Kötülük Üzerine

Bazen insan sıra dışı kötülerle sınanır. Bunların derdi para, güç, intikam falan değildir. Bunlarda bitmez tükenmez bir nefret vardır. Ama bu nefret onlara öğretilmiş ya da bir şeylere tepki olarak doğmuş da değildir. İçlerindeki bir kazanda sürekli, sürekli, sürekli kaynar. Kaynadıkça daha da büyür bu nefret. En çok da iyi olana karşı. Onu yenmek, yaralamak, etkisizleştirmek yetmez. Onu yok etmek ister. Üstelik de bunu vahşice yapmak, tüm dünyaya göstermek ister. Tabi buradaki amacı, iyi olanı yok etmekten bile çok, ona duyulan saygıyı ve inancı hiç etmektir. Çünkü bu kötülük, umudu hiç sevmez. Sevmemek ne kelime, iğrenir ondan. Gülünç bile bulmaz, iğrenir. Oysa bu, sadece korkudur.

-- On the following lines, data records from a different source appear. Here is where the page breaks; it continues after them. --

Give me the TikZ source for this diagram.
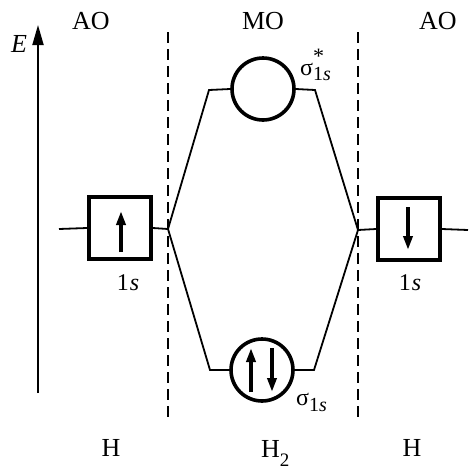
\documentclass[tikz,border=0pt]{standalone}
\usepackage{fontspec}
\setmainfont{Liberation Serif}
\usetikzlibrary{arrows.meta}
\begin{document}
\begin{tikzpicture}[x=1pt,y=-1pt,
  thin line/.style={line width=1.8pt},
  aobox/.style={draw,line width=3.6pt,minimum width=62pt,minimum height=62pt,inner sep=0pt},
  mocirc/.style={draw,circle,line width=3.6pt,minimum size=62pt,inner sep=0pt},
  spin/.style={line width=3.6pt,-{Triangle[length=14pt,width=9pt]}},
  divider/.style={line width=1.8pt,dash pattern=on 11pt off 6pt},
  lbl/.style={font=\fontsize{26}{30}\selectfont,inner sep=0pt},
  sub/.style={font=\fontsize{24}{28}\selectfont,inner sep=0pt}]
\useasboundingbox (0,0) rectangle (472,469);
% energy axis
\coordinate (e0) at (38,393);
\coordinate (e1) at (38,25);
\draw[line width=1.8pt,-{Triangle[length=20pt,width=11pt]}] (e0) -- (e1);
\node[lbl] (E) at (19,44) {\textit{E}};
% headers
\node[lbl] (ao1) at (91,21) {AO};
\node[lbl] (mo) at (263,21) {MO};
\node[lbl] (ao2) at (438,21) {AO};
% footers
\node[lbl] (h1) at (111,448) {H};
\node[lbl,anchor=base west] (h2) at (261,457) {H\raisebox{-9pt}{\fontsize{19}{22}\selectfont 2}};
\node[lbl] (h3) at (412,448) {H};
% dividers
\coordinate (dl1) at (168,32); \coordinate (dl2) at (168,421);
\coordinate (dr1) at (358,32); \coordinate (dr2) at (358,421);
\draw[divider] (dl1) -- (dl2);
\draw[divider] (dr1) -- (dr2);
% atomic orbitals
\node[aobox] (b1) at (120,228) {};
\node[aobox] (b2) at (409,229) {};
\coordinate (l0) at (59,229);
\coordinate (r0) at (468,230);
\coordinate (jL) at (168,229);
\coordinate (jR) at (358,230);
\draw[thin line] (l0) -- (b1.west);
\draw[thin line] (b1.east) -- (jL);
\draw[thin line] (jR) -- (b2.west);
\draw[thin line] (b2.east) -- (r0);
\coordinate (u0) at (121,252); \coordinate (u1) at (121,211);
\draw[spin] (u0) -- (u1);
\coordinate (d0) at (408,207); \coordinate (d1) at (408,250);
\draw[spin] (d0) -- (d1);
\node[sub,anchor=base] (s1) at (128,290) {1\kern1pt\textit{s}};
\node[sub,anchor=base] (s2) at (410,290) {1\kern1pt\textit{s}};
% molecular orbitals
\node[mocirc] (top) at (263,89) {};
\node[mocirc] (bot) at (262,370) {};
\coordinate (tL) at (209,90); \coordinate (tR) at (315,90);
\coordinate (bL) at (210,370); \coordinate (bR) at (314,370);
\draw[thin line] (jL) -- (tL) -- (top.west);
\draw[thin line] (top.east) -- (tR) -- (jR);
\draw[thin line] (jL) -- (bL) -- (bot.west);
\draw[thin line] (bot.east) -- (bR) -- (jR);
\coordinate (a0) at (251,392); \coordinate (a1) at (251,348);
\draw[spin] (a0) -- (a1);
\coordinate (c0) at (272,348); \coordinate (c1) at (272,392);
\draw[spin] (c0) -- (c1);
\node[sub,anchor=base west] (sst) at (300,75) {σ\rlap{\raisebox{12pt}{\fontsize{22}{24}\selectfont *}}\raisebox{-5pt}{\fontsize{20}{22}\selectfont 1\textit{s}}};
\node[sub,anchor=base west] (ss) at (296,405) {σ\raisebox{-6pt}{\fontsize{20}{22}\selectfont 1\textit{s}}};
\end{tikzpicture}
\end{document}
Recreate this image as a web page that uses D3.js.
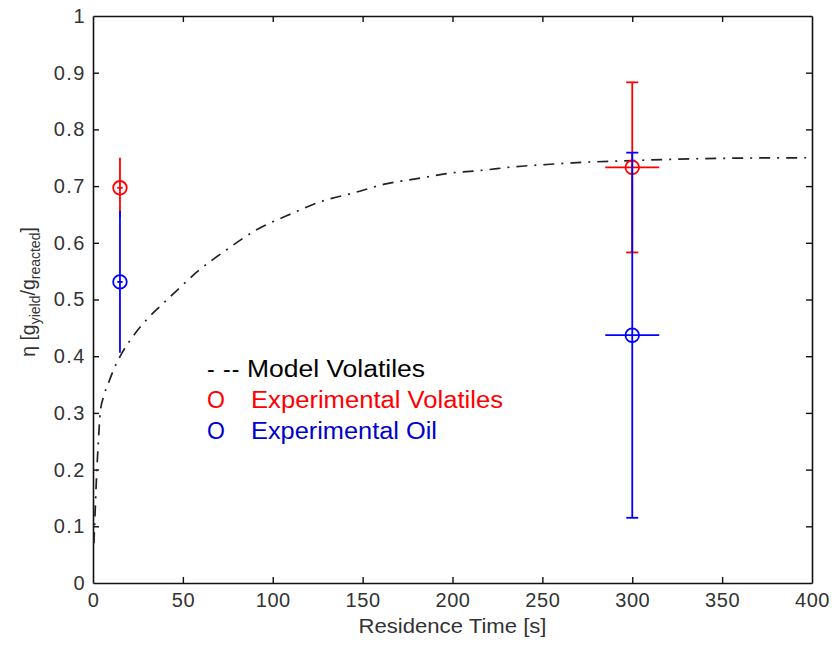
<!DOCTYPE html>
<html>
<head>
<meta charset="utf-8">
<script src="https://cdn.jsdelivr.net/npm/d3@7/dist/d3.min.js"></script>
<style>
  html, body { margin: 0; padding: 0; background: #fff; }
  svg { display: block; font-family: "Liberation Sans", Arial, sans-serif; }
</style>
</head>
<body>
<svg id="chart" width="834" height="646"></svg>
<script>
// Model curve: yield of volatiles vs residence time
const modelTime = [0.5, 1, 2, 3, 4, 6, 8.5, 12, 16, 22, 30, 38, 48, 58, 74, 91, 108, 128, 145, 163, 182, 199, 217, 234, 252, 267, 300, 350, 400];
const modelEta  = [0.07, 0.11, 0.19, 0.25, 0.30, 0.33, 0.352, 0.38, 0.405, 0.434, 0.465, 0.49, 0.52, 0.549, 0.587, 0.623, 0.648, 0.674, 0.688, 0.704, 0.714, 0.723, 0.728, 0.734, 0.738, 0.741, 0.745, 0.749, 0.75];

// Experimental points
const expTime = [15, 300];
const expTimeErr = [1.5, 15];
const volatilesEta = [0.697, 0.733];
const volatilesErr = [0.053, 0.15];
const oilEta = [0.531, 0.437];
const oilErr = [0.125, 0.322];

const xTicks = [0, 50, 100, 150, 200, 250, 300, 350, 400];
const yTicks = [0, 0.1, 0.2, 0.3, 0.4, 0.5, 0.6, 0.7, 0.8, 0.9, 1];

const legendLabels = ["Model Volatiles", "Experimental Volatiles", "Experimental Oil"];

const svg = d3.select("#chart");
const plotLeft = 93, plotRight = 812, plotTop = 16, plotBottom = 583;

const x = d3.scaleLinear().domain([0, 400]).range([plotLeft, plotRight]);
const y = d3.scaleLinear().domain([0, 1]).range([plotBottom, plotTop]);

const tickColor = "#333";
const fmt = d => (d === 0 || d === 1) ? String(d) : d3.format(".1f")(d);

// Axes (ticks pointing inward on all four sides)
const axB = svg.append("g").attr("transform", `translate(0,${plotBottom})`)
  .call(d3.axisBottom(x).tickValues(xTicks).tickSizeInner(-6).tickSizeOuter(0).tickPadding(10));
const axL = svg.append("g").attr("transform", `translate(${plotLeft},0)`)
  .call(d3.axisLeft(y).tickValues(yTicks).tickFormat(fmt).tickSizeInner(-6).tickSizeOuter(0).tickPadding(7));
const axT = svg.append("g").attr("transform", `translate(0,${plotTop})`)
  .call(d3.axisTop(x).tickValues(xTicks).tickSizeInner(-6).tickSizeOuter(0).tickFormat(""));
const axR = svg.append("g").attr("transform", `translate(${plotRight},0)`)
  .call(d3.axisRight(y).tickValues(yTicks).tickSizeInner(-6).tickSizeOuter(0).tickFormat(""));

[axB, axL, axT, axR].forEach(g => {
  g.select(".domain").attr("stroke", "#111").attr("stroke-width", 1.6);
  g.selectAll(".tick line").attr("stroke", "#111").attr("stroke-width", 1.4);
  g.selectAll(".tick text").attr("fill", tickColor).style("font-size", "20px")
    .style("font-family", "'Liberation Sans', Arial, sans-serif");
});
axB.selectAll(".tick text").style("letter-spacing", "0.6px");
axL.selectAll(".tick text").style("letter-spacing", "1.5px");
// hide the end ticks that would overlap the frame
axB.selectAll(".tick").filter(d => d === 0 || d === 400).select("line").remove();
axT.selectAll(".tick").filter(d => d === 0 || d === 400).select("line").remove();
axL.selectAll(".tick").filter(d => d === 0 || d === 1).select("line").remove();
axR.selectAll(".tick").filter(d => d === 0 || d === 1).select("line").remove();

// Axis titles
svg.append("text").attr("x", (plotLeft + plotRight) / 2).attr("y", 633)
  .attr("text-anchor", "middle").attr("fill", tickColor).style("font-size", "20px")
  .attr("textLength", 188).attr("lengthAdjust", "spacingAndGlyphs")
  .text("Residence Time [s]");

const yl = svg.append("text").attr("transform", "translate(35,292) rotate(-90)")
  .attr("text-anchor", "middle").attr("fill", tickColor).style("font-size", "19.5px");
yl.append("tspan").text("η [g");
yl.append("tspan").attr("dy", 5).style("font-size", "14px").text("yield");
yl.append("tspan").attr("dy", -5).text("/g");
yl.append("tspan").attr("dy", 5).style("font-size", "14px").text("reacted");
yl.append("tspan").attr("dy", -5).text("]");

// Model curve
const modelData = modelTime.map((t, i) => [t, modelEta[i]]);
svg.append("path").datum(modelData)
  .attr("fill", "none").attr("stroke", "#222").attr("stroke-width", 1.7)
  .attr("stroke-dasharray", "11,7,2,7")
  .attr("d", d3.line().x(d => x(d[0])).y(d => y(d[1])).curve(d3.curveMonotoneX));

// Error bars + markers
function series(eta, err, color) {
  const g = svg.append("g").attr("stroke", color).attr("stroke-width", 1.8).attr("fill", "none");
  expTime.forEach((t, i) => {
    const cx = x(t), cy = y(eta[i]);
    g.append("line").attr("x1", cx).attr("x2", cx).attr("y1", y(eta[i] + err[i])).attr("y2", y(eta[i] - err[i]));
    g.append("line").attr("x1", x(t - expTimeErr[i])).attr("x2", x(t + expTimeErr[i])).attr("y1", cy).attr("y2", cy);
    if (expTimeErr[i] > 5) {
      [eta[i] + err[i], eta[i] - err[i]].forEach(v => {
        g.append("line").attr("x1", cx - 6).attr("x2", cx + 6).attr("y1", y(v)).attr("y2", y(v));
      });
    }
    g.append("circle").attr("cx", cx).attr("cy", cy).attr("r", 6.8);
  });
}
series(volatilesEta, volatilesErr, "#ff0000");
series(oilEta, oilErr, "#0000ff");

// Legend
const lg = svg.append("g").style("font-size", "23px");
const legendRows = [
  { y: 377, color: "#000",    sym: "- --", label: legendLabels[0], lx: 247, w: 178 },
  { y: 408, color: "#ff0000", sym: "O",    label: legendLabels[1], lx: 251, w: 252 },
  { y: 439, color: "#0000cc", sym: "O",    label: legendLabels[2], lx: 251, w: 186 }
];
legendRows.forEach(r => {
  lg.append("text").attr("x", 207).attr("y", r.y).attr("fill", r.color)
    .style("letter-spacing", r.sym.length > 1 ? "1px" : "0px").text(r.sym);
  lg.append("text").attr("x", r.lx).attr("y", r.y).attr("fill", r.color)
    .attr("textLength", r.w).attr("lengthAdjust", "spacingAndGlyphs").text(r.label);
});
</script>
</body>
</html>
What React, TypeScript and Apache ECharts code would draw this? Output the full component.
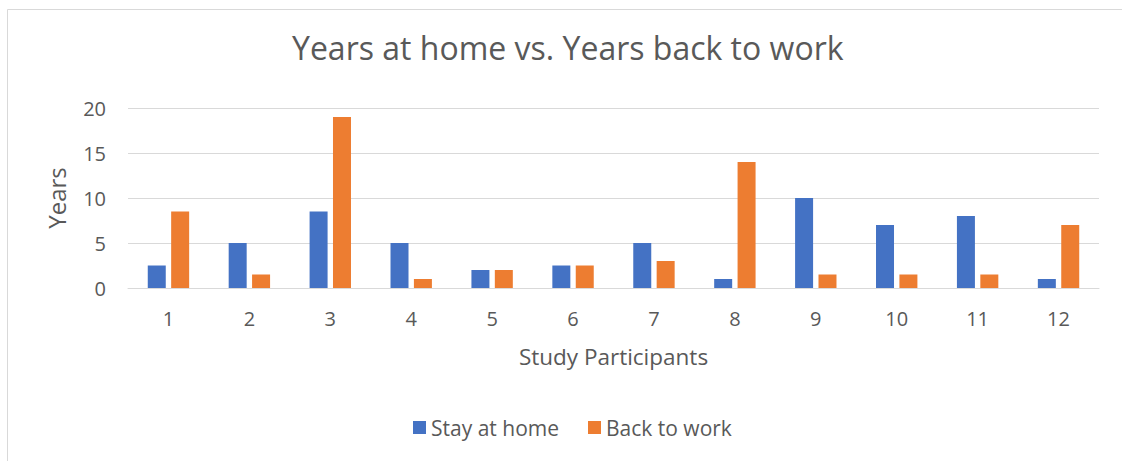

Kendisinde asla olmadığını varsaydığı bir duygudur bu ama vardır. İçindeki o kazanda kaynayan devasa nefret, işte bir tek bu umutla yenilir, yok edilir.

En sıradışı kötünün karşısındaki alelade bir iyinin bile, gerçekteki tek anlamı budur o nefret kazanında. Çünkü o kazan bilir ki, bunun ardı gelecek. En büyük karanlıkla bile boğsam, en büyük katliamı bile yapsam ve en büyük, en büyük iyiliği bile vahşice yok etsem, yine olmayacak. Ufacık da olsa bir umut, kaldığı sürece geride, ben er ya da geç kaybedeceğim. Çünkü ben yok olursam, kazanımdaki tüm nefret de yok olur, oysa yok ettiklerimin tümüne rağmen, o umut yine de var olacak.